His three-part series, Lives of Ordinary People, includes Le Franc, the hilarious tale of an ill-fated lottery winner, set in the context of structural adjustment, with intensifying poverty and hardship characterising the lives of most Senegalese people. La Petit Venduese de la Soleil (The Little Girl Who Sold the Sun. 1999), completed posthumously, draws connections between poverty, class, gender, age and disability. Mambety skilfully presents these intersections being played out among the street hawkers of Dakar through the tenacity of his lead character, a young girl unafraid to contravene the gender conventions of her community, no matter what.

Yaba Badoe discusses the long journey that culminated in The Witches of Gambaga (Ghana/UK 2010) in an essay that includes her personal narrative of how the film was inspired by a long sleepless night in the community of condemned women.
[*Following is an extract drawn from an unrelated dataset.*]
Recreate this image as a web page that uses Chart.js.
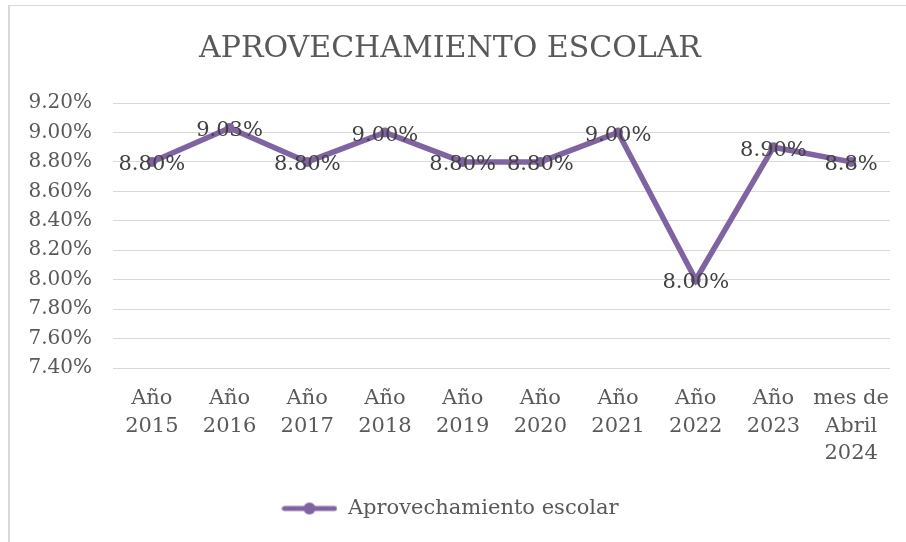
<!DOCTYPE html>
<html>
<head>
<meta charset="utf-8">
<script src="https://cdn.jsdelivr.net/npm/chart.js@4/dist/chart.umd.min.js"></script>
<style>
  body { margin: 0; background: #fff; }
  #box {
    position: absolute; left: 8px; top: 5px;
    width: 896px; height: 536px;
    border-left: 2px solid #d9d9d9; border-top: 1px solid #d9d9d9;
  }
</style>
</head>
<body>
<div id="box"><canvas id="myChart" width="896" height="536"></canvas></div>
<script>
const categories = [
  ["Año", "2015"], ["Año", "2016"], ["Año", "2017"], ["Año", "2018"], ["Año", "2019"],
  ["Año", "2020"], ["Año", "2021"], ["Año", "2022"], ["Año", "2023"], ["mes de", "Abril", "2024"]
];
const values = [8.80, 9.03, 8.80, 9.00, 8.80, 8.80, 9.00, 8.00, 8.90, 8.80];
const valueLabels = ["8.80%", "9.03%", "8.80%", "9.00%", "8.80%", "8.80%", "9.00%", "8.00%", "8.90%", "8.8%"];
const seriesName = "Aprovechamiento escolar";
const chartTitle = "APROVECHAMIENTO ESCOLAR";
const yMin = 7.4, yMax = 9.2, yStep = 0.2;

const purple = "#8064a2";
const fontFamily = "'DejaVu Serif', serif";

// legend marker: line with a dot in the middle
const marker = document.createElement("canvas");
marker.width = 56;
marker.height = 14;
const mctx = marker.getContext("2d");
mctx.strokeStyle = purple;
mctx.lineWidth = 5;
mctx.lineCap = "round";
mctx.beginPath();
mctx.moveTo(3, 7);
mctx.lineTo(53, 7);
mctx.stroke();
mctx.fillStyle = purple;
mctx.beginPath();
mctx.arc(28, 7, 6, 0, Math.PI * 2);
mctx.fill();

const valueLabelPlugin = {
  id: "valueLabels",
  afterDatasetsDraw(chart) {
    const ctx = chart.ctx;
    const meta = chart.getDatasetMeta(0);
    ctx.save();
    ctx.font = "21px " + fontFamily;
    ctx.fillStyle = "#404040";
    ctx.textAlign = "center";
    ctx.textBaseline = "middle";
    meta.data.forEach((pt, i) => {
      ctx.fillText(valueLabels[i], pt.x, pt.y + 3);
    });
    ctx.restore();
  }
};

const ctx = document.getElementById("myChart").getContext("2d");
const chart = new Chart(ctx, {
  type: "line",
  data: {
    labels: categories,
    datasets: [{
      label: seriesName,
      data: values,
      borderColor: purple,
      backgroundColor: purple,
      borderWidth: 5.5,
      pointRadius: 5,
      pointBorderWidth: 0,
      pointBackgroundColor: purple,
      tension: 0
    }]
  },
  options: {
    responsive: false,
    animation: false,
    layout: { padding: { left: 0, right: 16, top: 0, bottom: 13 } },
    plugins: {
      title: {
        display: true,
        text: chartTitle,
        color: "#595959",
        font: { family: fontFamily, size: 30, weight: "normal" },
        padding: { top: 25, bottom: 36 }
      },
      legend: {
        position: "bottom",
        labels: {
          usePointStyle: true,
          pointStyle: marker,
          pointStyleWidth: 56,
          color: "#595959",
          font: { family: fontFamily, size: 21 },
          padding: 10
        }
      },
      tooltip: { enabled: false }
    },
    scales: {
      x: {
        offset: true,
        afterFit(scale) { scale.height += 12; },
        grid: { display: false },
        border: { display: false },
        ticks: {
          color: "#595959",
          font: { family: fontFamily, size: 21, lineHeight: 1.3 },
          maxRotation: 0,
          autoSkip: false,
          padding: 9
        }
      },
      y: {
        min: yMin,
        max: yMax,
        afterFit(scale) { scale.width = 103; },
        grid: { color: "#d9d9d9", lineWidth: 1, drawTicks: false },
        border: { display: false },
        ticks: {
          stepSize: yStep,
          color: "#595959",
          font: { family: fontFamily, size: 20 },
          padding: 21,
          callback: v => v.toFixed(2) + "%"
        }
      }
    }
  },
  plugins: [valueLabelPlugin]
});
</script>
</body>
</html>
She also raises many of the challenges facing those interested in finding a cinematic language for representing women’s lives in a world that has a pre-ordained grammar that is also related to the matter of funding. This theme is also addressed by veteran Egyptian documentary filmmaker and film activist, Jihan El Tahri, in a feature that reflects on the strategies she has had to develop to navigate structures of representation that effectively preclude the development of independent voices and perspectives on the world.

Iman Kamel’s deeply personal and artistic documentary, Beit Sha’ar (Nomad’s Home), was inspired during a period of wandering and soul-searching in the Sinai Desert, which led her to return to film the Bedouin women who captivated her poetic imagination. Her account of the frustration felt by her camerawoman suggests that Kamel’s interest may have been stimulated rather than deterred by the fact that filming the faces of these women is forbidden.

It is a less-than-widely understood fact that the highest honour at FESPACO (The Pan-African Film and Television Festival of Ouagadougou) – the award of the Yennenga’s Stallion to the Best Feature Film – pays tribute to legendary Princess Yennenga who is credited with being the founder of the Mossi people in what is now Burkina Faso. Even less known is the fact that she is believed to be buried in Gambaga, the village in Northern Ghana where the witches camp featured in Yaba Badoe’s film is now located. This valorisation is little more than symbolic, given that no woman has been awarded Yannenga’s Stallion since its inception. However, Burkinabe/French director Sarah Bouyain’s impressive trans-national feature Notre Etrangere filmed in Burkina Faso and France won a European Union Award presented under the auspices of FESPACO 2011. Yaba Badoe reviews the film in the issue.

FESPACO’s record is in stark contrast to the accolades bestowed on women at the first Luxor African Film Festival in 2012. The Festival’s two top awards went to women. The Greater Nile Award for Best Film: the Golden Mask of Tutankhamen was awarded to Ghanaian-Kenyan Hawa Essuman for her film, Soul Boy, and The Special Jury Award: the Silver Mask of Tutankhamen went to Taghreed Elsanhouri of Sudan for her film, Our Beloved Sudan. Women have not been among the top honorees at subsequent editions of this festival, however. The fluctuating recognition of African women filmmaker's craft and contributions is clearly a hurdle that needs to be overcome. The field of African women's film production nevertheless continues to grow and expand, offering critical, creative and surprising visions and stories.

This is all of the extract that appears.